Y entonces, a finales de 2007 y comienzos de 2008, llegaron Obama y su energético Yes we can, despertando desde el primer momento una enorme simpatía internacional. Obama encarnaba el EE UU más seductor: un país juvenil, optimista y liberal, donde la idea de cambio moviliza muchas energías positivas, donde alguien self made -hecho a sí mismo- puede llegar muy lejos, que se relaciona de modo cordial y cooperativo con el resto del mundo.

Fueron los propios americanos los que nos enseñaron a amar a ese país. Lo hicieron a través de la música, de la literatura y, sobre todo, del cine. De películas como Caballero sin espada (Mr Smith Goes to Washington), de Frank Capra, en la que un provinciano reformista encarnado por James Stewart revoluciona la vida política de la capital; o de Solo ante el peligro (High Noon), en la que Gary Cooper hace de un sheriff fuerte pero no arrogante, valiente pero no temerario, consciente de su responsabilidad individual pero deseoso de trabajar en equipo. Es el Estados Unidos que este mismo verano aplauden los cientos de miles de europeos que asisten a los conciertos de Bruce Springsteen, otro disidente de la estirpe de Huckleberry Finn que ahora, pensando en las tropas de Irak, canta el viejo estribillo que Peter Seeger creó para la guerra de Vietnam: Bring' em home (Traedlos a casa).

Resulta patético que ahora los neocon intenten usar contra Obama su popularidad mundial. Éste parece ser su sofisma: el mundo es antiamericano, el mundo adora a Obama, luego Obama es antiamericano. En una reciente columna, Arianna Huffington les ha plantado cara de este modo: "¿Por qué es malo que Obama sea popular entre nuestros aliados? ¿En qué perjudica a la gente de Misuri el que un americano sea recibido en Berlín con aplausos en vez de con tomatazos?".
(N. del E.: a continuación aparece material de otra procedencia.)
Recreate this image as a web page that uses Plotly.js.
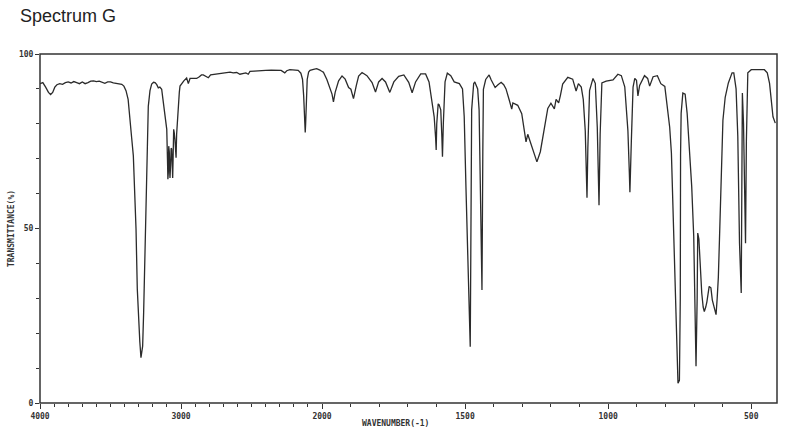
<!DOCTYPE html>
<html>
<head>
<meta charset="utf-8">
<script src="https://cdn.plot.ly/plotly-3.0.1.min.js"></script>
<style>html,body{margin:0;padding:0;background:#fff;}#chart{width:795px;height:437px;}</style>
</head>
<body>
<div id="chart"></div>
<script>
// Wavenumbers (cm-1), decreasing
const wavenumber = [
4000,3980,3960,3940,3925,3910,3895,3880,3860,3840,3820,3800,3780,3760,3740,3720,3700,3680,3660,3640,3620,3600,3580,3560,3540,3520,3500,3480,3460,3440,3420,3405,3390,3375,3362,3350,3338,3328,3319,3310,3300,3292,3284,3278,3272,3265,3255,3243,3232,3220,3208,3195,3184,3172,3161,3150,3137,3128,3118,3108,3101,3096,3093,3090,3087,3083,3080,3078,3074,3070,3066,3062,3059,3056,3052,3048,3043,3038,3035,3031,3025,3019,3012,3007,2995,2980,2960,2948,2936,2920,2900,2889,2870,2855,2842,2825,2806,2790,2771,2750,2720,2700,2680,2652,2630,2605,2582,2560,2540,2523,2511,2480,2440,2400,2360,2322,2290,2264,2250,2228,2200,2169,2150,2138,2130,2126,2122,2119,2116,2112,2105,2095,2085,2060,2038,2015,2000,
1995,1983,1972,1965,1960,1954,1942,1930,1919,1907,1899,1890,1880,1872,1860,1843,1825,1813,1802,1790,1778,1763,1749,1732,1714,1697,1685,1673,1655,1638,1626,1614,1608,1603,1601,1599,1594,1591,1585,1581,1579,1576,1570,1562,1550,1538,1520,1509,1503,1497,1491,1487,1484,1482,1480,1477,1470,1466,1456,1451,1445,1441,1438,1436,1428,1416,1409,1395,1385,1374,1365,1357,1345,1337,1333,1316,1302,1293,1287,1281,1270,1258,1249,1237,1223,1211,1200,1188,1182,1173,1167,1159,1141,1124,1112,1104,1094,1087,1080,1076,1074,1071,1065,1053,1045,1038,1034,1032,1028,1022,1007,995,983,966,954,942,931,926,924,919,913,907,901,896,890,873,862,855,843,828,816,802,793,785,779,773,767,761,756,751,748,747,745,739,731,724,716,708,701,696,693,689,687,683,679,673,668,664,659,655,647,641,636,631,623,619,615,611,605,599,591,580,567,561,553,547,541,535,533,531,527,520,517,512,500,477,454,444,436,424,416
];
// Transmittance (%)
const transmittance = [
91.5,91.8,90.5,89,88.4,89,90.5,91.2,91.5,91.3,91.8,92,91.7,92.1,91.8,91.5,92,91.5,91.8,92.2,92.3,92.1,92.2,91.8,91.6,92,92,91.7,91.5,91.5,91.3,90.8,89.5,87,82.2,76,70.8,60,49.9,32.7,21,17.5,13,14.5,16.3,25.9,47,69.9,85,89.5,91.4,91.9,91.8,91.2,90.3,90.5,89.9,87,83.2,80,78.4,70,64.1,66,73.6,72,66,64.5,68,73,72.8,68,64.5,70,78.4,77.5,75.5,72,70.3,77,82,86,89,90.8,91.5,92.3,93.1,91.5,93,93,93.2,93,93.5,94,94,93.5,93.2,94,94.1,94.2,94.5,94.5,94.6,94.8,94.6,94.7,94.2,94.5,94.6,94.2,95,95.1,95.3,95.3,95.4,95.3,95.3,94.6,95.2,95.5,95.4,95.3,94.5,92.7,88,85,80,77.5,80,85,92.7,94.8,95.3,95.6,95.8,95.4,95,
94.8,92.7,89.8,88.5,86.3,89,92.3,93.7,92.8,90.4,89.9,87.2,91,93.7,94.7,93.8,91.8,89.1,92,93,92,89,92,93.6,94,91.9,88.9,92,94.3,94.3,92,86,82,76,72.5,80,85.7,85.5,84,76,70.6,80,92,94.5,93.8,92,91.5,90,82,62,43.8,24.7,18,16.1,43,84,91.5,92,90,84,53.4,32.4,72,89.9,92.7,94,92.6,90.4,91.2,91.9,91.2,90,86.6,84.2,86,85.3,82.9,78,74.8,77,74.4,71,69.1,72,78.2,84.4,85.9,84.3,87,86,88.1,91.4,93.3,92.8,89.4,91.5,90.5,87,77.9,65,58.8,73,89.5,93,91.6,78.9,65,56.7,77,91.7,92.2,92.5,92.6,94.2,93.8,90.6,78,66,60.4,75,90.5,93,92.5,88,91,93.8,93,90.8,93.5,93.8,91.5,90.7,83.6,79,71.6,52.5,33.4,21,5.7,6.5,30,71,83,88.8,88.5,83,73.5,62,47.8,28.7,10.5,30,48.7,47,39,31.5,27.5,26.2,27.5,29,33.4,33,29.5,27.8,25.3,30,36,47,66.8,81,87.6,91.7,94.6,94.6,90,76.4,45.8,31.5,60,88.8,80,45.8,75,94.6,95.5,95.5,95.5,94.6,91.6,82,80.2
];
const breakWavenumber = 2000;
const upperTickVals = [4000, 3500, 3000, 2500];
const upperTickText = ['4000', '', '3000', ''];
const lowerTickVals = [2000, 1500, 1000, 500];
const lowerTickText = ['2000', '1500', '1000', '500'];
const yTickVals = [0, 50, 100];
const yTickText = ['0', '50', '100'];

const hiX = [], hiY = [], loX = [], loY = [];
for (let i = 0; i < wavenumber.length; i++) {
  if (wavenumber[i] >= breakWavenumber) { hiX.push(wavenumber[i]); hiY.push(transmittance[i]); }
  if (wavenumber[i] <= breakWavenumber) { loX.push(wavenumber[i]); loY.push(transmittance[i]); }
}
const minorHi = [], minorLo = [], minorY = [];
for (let v = 4000; v >= 2000; v -= 100) minorHi.push(v);
for (let v = 2000; v >= 410; v -= 100) minorLo.push(v);
for (let v = 0; v <= 100; v += 10) minorY.push(v);

const lineStyle = {color: '#2b2b2b', width: 1.3, shape: 'linear'};
const traces = [
  {x: hiX, y: hiY, xaxis: 'x', yaxis: 'y', type: 'scatter', mode: 'lines', line: lineStyle, hoverinfo: 'skip'},
  {x: loX, y: loY, xaxis: 'x2', yaxis: 'y', type: 'scatter', mode: 'lines', line: lineStyle, hoverinfo: 'skip'}
];
const tickFont = {family: 'DejaVu Sans Mono', size: 8, color: '#333', weight: 'bold'};
const split = 282 / 737;
const axisCommon = {
  showgrid: false, zeroline: false, showline: false, ticks: 'outside', ticklen: 5,
  tickwidth: 1, tickcolor: '#333', tickfont: tickFont, fixedrange: true, tickmode: 'array'
};
const layout = {
  width: 795, height: 437,
  margin: {l: 40, r: 18, t: 54, b: 34},
  paper_bgcolor: '#fff', plot_bgcolor: '#fff',
  showlegend: false,
  xaxis: Object.assign({}, axisCommon, {
    domain: [0, split], range: [4000, 2000], anchor: 'y',
    tickvals: upperTickVals, ticktext: upperTickText,
    minor: {tickmode: 'array', tickvals: minorHi, ticks: 'outside', ticklen: 3, tickcolor: '#333', tickwidth: 1}
  }),
  xaxis2: Object.assign({}, axisCommon, {
    domain: [split, 1], range: [2000, 410], anchor: 'y',
    tickvals: lowerTickVals, ticktext: lowerTickText,
    minor: {tickmode: 'array', tickvals: minorLo, ticks: 'outside', ticklen: 3, tickcolor: '#333', tickwidth: 1}
  }),
  yaxis: Object.assign({}, axisCommon, {
    range: [0, 100], anchor: 'x', ticklen: 4,
    tickvals: yTickVals, ticktext: yTickText,
    minor: {tickmode: 'array', tickvals: minorY, ticks: 'outside', ticklen: 3, tickcolor: '#333', tickwidth: 1},
    title: {text: 'TRANSMITTANCE(%)', font: {family: 'DejaVu Sans Mono', size: 8, color: '#333', weight: 'bold'}, standoff: 3}
  }),
  title: {text: 'Spectrum G', x: 0.025, xanchor: 'left', y: 0.963, yanchor: 'middle',
          font: {family: 'Liberation Sans', size: 18, color: '#222'}},
  shapes: [
    {type: 'rect', xref: 'paper', yref: 'paper', x0: 0, x1: 1, y0: 0, y1: 1,
     line: {color: '#333', width: 1.5}, fillcolor: 'rgba(0,0,0,0)', layer: 'above'}
  ],
  annotations: [
    {text: 'WAVENUMBER(-1)', xref: 'paper', yref: 'paper', x: 0.4817, y: -0.060, yanchor: 'middle', xanchor: 'center', showarrow: false,
     font: {family: 'DejaVu Sans Mono', size: 8, color: '#333', weight: 'bold'}}
  ]
};
Plotly.newPlot('chart', traces, layout, {staticPlot: true, displayModeBar: false});
</script>
</body>
</html>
Desde este lado del Atlántico, donde, según un sondeo de The Daily Telegraph, un 52% de la gente desea que Obama ocupe la Casa Blanca y sólo el 15% prefiere a McCain, cabe hacerse la misma pregunta: ¿Para qué nos sirve a los europeos que Estados Unidos tenga un presidente tan detestable como Bush? A la hora de afrontar los grandes desafíos de nuestro tiempo, desde la paz en Oriente Próximo hasta el cambio climático, Europa necesita a Estados Unidos, al verdaderamente americano. Y los europeos lo saben, de ahí la obamanía.